In terms of pure design language, a Pichwai speaks to the most current sensibilities in luxury interiors: the turn toward natural materials and organic process, toward craft that carries the mark of the hand, toward color that is earned rather than applied. The indigos and golds of the great Pichwais sit beside natural linen and aged wood, beside hand-plastered walls and raw stone, with an ease that feels almost inevitable.
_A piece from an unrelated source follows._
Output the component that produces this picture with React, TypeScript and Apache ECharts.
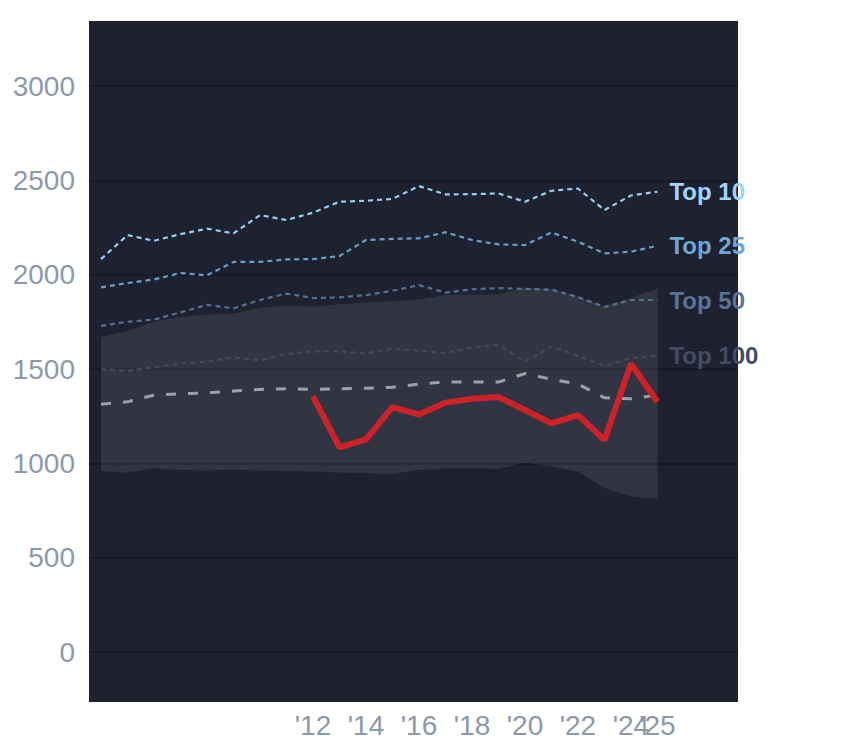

"Across the Indian subcontinent, devotion has shaped a rich and diverse visual culture." This is the animating conviction of Dakhin | Dilli - A Sacred Dialogue, the month-long exhibition and acquisition show curated by Raseel Gujral Ansal at Arzaani Atelier Privé, Bikaner House, New Delhi. Opened on 10 April 2026, the exhibition brings together the devotional visual traditions of North and South India in what is - for collectors, connoisseurs and all those who live with art seriously - one of the most significant curatorial events of the season. The exhibition's premise is as elegant as it is revelatory. North and South India have long been understood as distinct artistic cultures - and so they are. But they are distinct traditions that have always been in dialogue. Pilgrimage routes, trading networks, the movement of artists and patrons between the temple cultures of the Deccan and the devotional centres of the North - all of these created, over centuries, a rich landscape of sacred imagery that is simultaneously diverse and deeply connected. In the North, that tradition is Pichwai - the pastoral world of Krishna, Vrindavan rendered in pigment and devotion, the animate sacred narrative. In the South, it is the luminous icons of Tanjore and Mysore painting - the deity as radiant, gold-adorned presence, the temple shrine made portable, the divine experienced as enduring light. Alongside these are Raja Ravi Varma Oleographs, Mysore Reverse Glass Paintings, sacred mounts, guardian figures, ritual objects and Art Textiles - together revealing how devotion is expressed not only in image but in lived practice, in the domestic and festival spaces where the sacred and the everyday are never truly separate. To encounter these traditions together, as Dakhin | Dilli invites you to do, is to understand something essential - that the diversity of Indian sacred art is not division but richness, not difference but dialogue.
The Pichwai Collection
at Arzaani
To Collect a Pichwai is to Choose a Relationship
The collectors who have always understood Pichwai most deeply are those who understand that art is not acquisition. It is relationship. The Pichwai you choose for your wall will change with the light — morning bringing out one register of color, evening another. It will be different on festival days than on ordinary days, different in winter than in summer, different as you return to it year after year with whatever your life has given and taken.
This is what the tradition was always designed for. Not the gallery, not the auction house, not the archive. The inhabited wall. The room that is also a sanctuary. The daily life made beautiful and deep by the presence of something made with devotion, for devotion, across a span of centuries that you are now — in acquiring it — extending.